What Could Have Been, What’s to Come

I so often think about what it would have been like to have been provided a firm foundation and deep-rooted understanding of who God is early on in my life. This thought comes up frequently when spending time serving as a leader alongside the teenagers in our church. If only I had understood then why God allows bad things to happen, and how He redeems them for good. How might my story of sin and grace look different?

I find myself in a place in my life that allows me to rest in the peace God provides. That same peace allows me to share openly the reality and truth of my story of sin and grace. God’s peace prevents the enemy from hushing me with the fear he so easily snares me with. My hands are open, praying, “Lord, have Your way with me.”

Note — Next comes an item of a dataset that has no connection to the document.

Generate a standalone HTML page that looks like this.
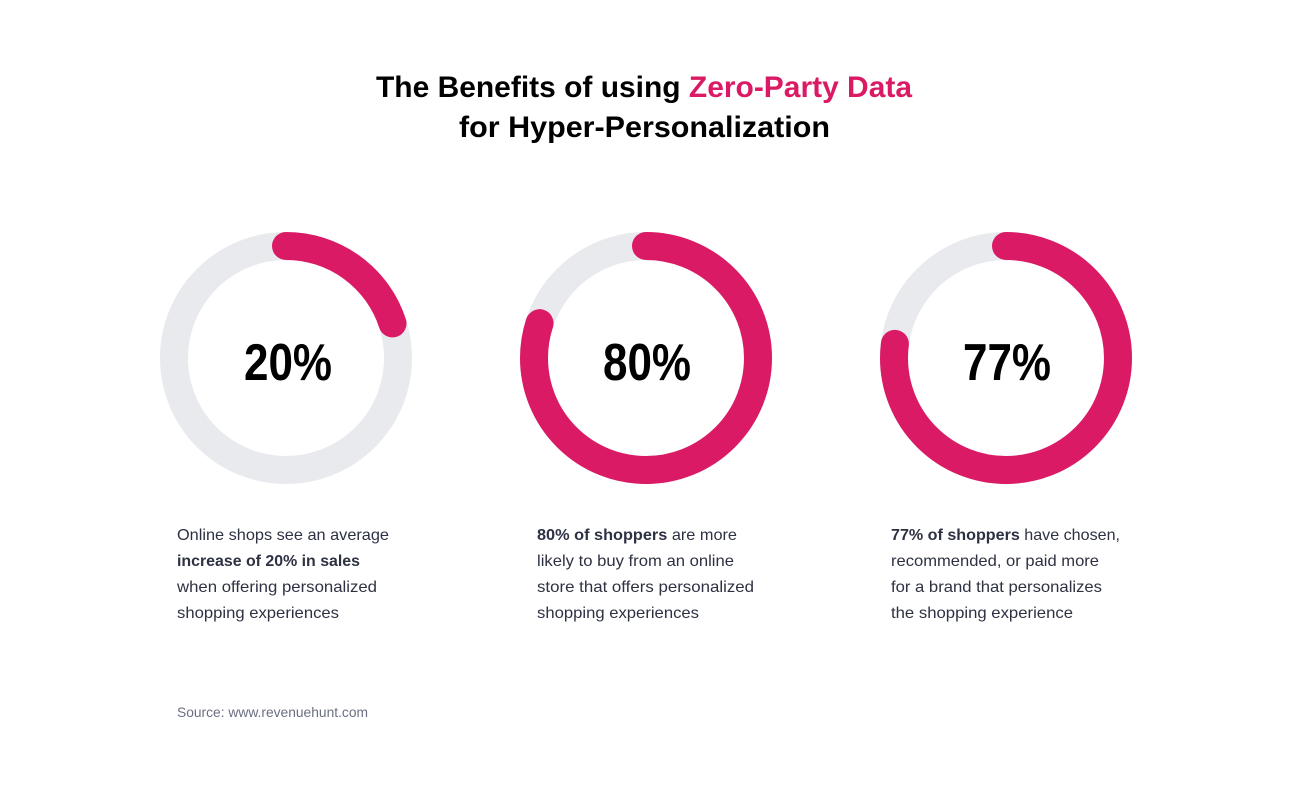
<!DOCTYPE html>
<html><head><meta charset="utf-8"><style>
html,body{margin:0;padding:0;background:#fff;}
svg{display:block;}
</style></head><body>
<svg width="1289" height="808" viewBox="0 0 1289 808" xmlns="http://www.w3.org/2000/svg">
<rect width="1289" height="808" fill="#fff"/>
<g font-family="'Liberation Sans', sans-serif" font-weight="bold" font-size="30">
<text x="376" y="97" textLength="536" lengthAdjust="spacingAndGlyphs" fill="#000">The Benefits of using <tspan fill="#DB1A65">Zero-Party Data</tspan></text>
<text x="459" y="137" textLength="371" lengthAdjust="spacingAndGlyphs" fill="#000">for Hyper-Personalization</text>
</g>
<g fill="none" stroke-width="28">
<circle cx="286" cy="358" r="112" stroke="#E9EAEE"/>
<circle cx="646" cy="358" r="112" stroke="#E9EAEE"/>
<circle cx="1006" cy="358" r="112" stroke="#E9EAEE"/>
<circle cx="286" cy="358" r="112" stroke="#DB1A65" stroke-linecap="round" stroke-dasharray="140.7 1000" transform="rotate(-90 286 358)"/>
<circle cx="646" cy="358" r="112" stroke="#DB1A65" stroke-linecap="round" stroke-dasharray="563 1000" transform="rotate(-90 646 358)"/>
<circle cx="1006" cy="358" r="112" stroke="#DB1A65" stroke-linecap="round" stroke-dasharray="541.8 1000" transform="rotate(-90 1006 358)"/>
</g>
<g font-family="'Liberation Sans', sans-serif" font-weight="bold" font-size="52" fill="#000">
<text x="244" y="380" textLength="88" lengthAdjust="spacingAndGlyphs">20%</text>
<text x="603" y="380" textLength="88" lengthAdjust="spacingAndGlyphs">80%</text>
<text x="963" y="380" textLength="88" lengthAdjust="spacingAndGlyphs">77%</text>
</g>
<g font-family="'Liberation Sans', sans-serif" font-size="16" fill="#2D3142" lengthAdjust="spacingAndGlyphs">
<text x="177" y="540" textLength="212" lengthAdjust="spacingAndGlyphs">Online shops see an average</text>
<text x="177" y="566" font-weight="bold" textLength="183" lengthAdjust="spacingAndGlyphs">increase of 20% in sales</text>
<text x="177" y="592" textLength="200" lengthAdjust="spacingAndGlyphs">when offering personalized</text>
<text x="177" y="618" textLength="162" lengthAdjust="spacingAndGlyphs">shopping experiences</text>
<text x="537" y="540" textLength="200" lengthAdjust="spacingAndGlyphs"><tspan font-weight="bold">80% of shoppers</tspan> are more</text>
<text x="537" y="566" textLength="197" lengthAdjust="spacingAndGlyphs">likely to buy from an online</text>
<text x="537" y="592" textLength="217" lengthAdjust="spacingAndGlyphs">store that offers personalized</text>
<text x="537" y="618" textLength="162" lengthAdjust="spacingAndGlyphs">shopping experiences</text>
<text x="891" y="540" textLength="229" lengthAdjust="spacingAndGlyphs"><tspan font-weight="bold">77% of shoppers</tspan> have chosen,</text>
<text x="891" y="566" textLength="208" lengthAdjust="spacingAndGlyphs">recommended, or paid more</text>
<text x="891" y="592" textLength="211" lengthAdjust="spacingAndGlyphs">for a brand that personalizes</text>
<text x="891" y="618" textLength="182" lengthAdjust="spacingAndGlyphs">the shopping experience</text>
</g>
<text x="177" y="717" font-family="'Liberation Sans', sans-serif" font-size="13.5" fill="#6B6F80" textLength="191" lengthAdjust="spacingAndGlyphs">Source: www.revenuehunt.com</text>
</svg>
</body></html>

My story of sin and grace will continue until my Maker calls me home. May I remember the words of A.W. Pink that:

…the Divine Potter has absolute power over the clay and molds it according to His own imperial pleasure…To really learn this lesson is, by grace, to attain unto a high grade in the school of God; and even when we think we have learned it, we discover, again and again, that we have to relearn it!

A.W. Pink | Entire Resignation to God’s Sovereignty

2 responses to “My Story of Sin and Grace”

  1. Wow friend, the more I get to know you thru your blogs the more I love you and happy that God crossed our paths❤️ Wish I could write. Maybe one day I will take an English class that I can truly understand.

  2. So, so beautiful. Thanks for your vulnerability. The Lord is always good! Oh, what a wonderful thing it’s been to get to know you.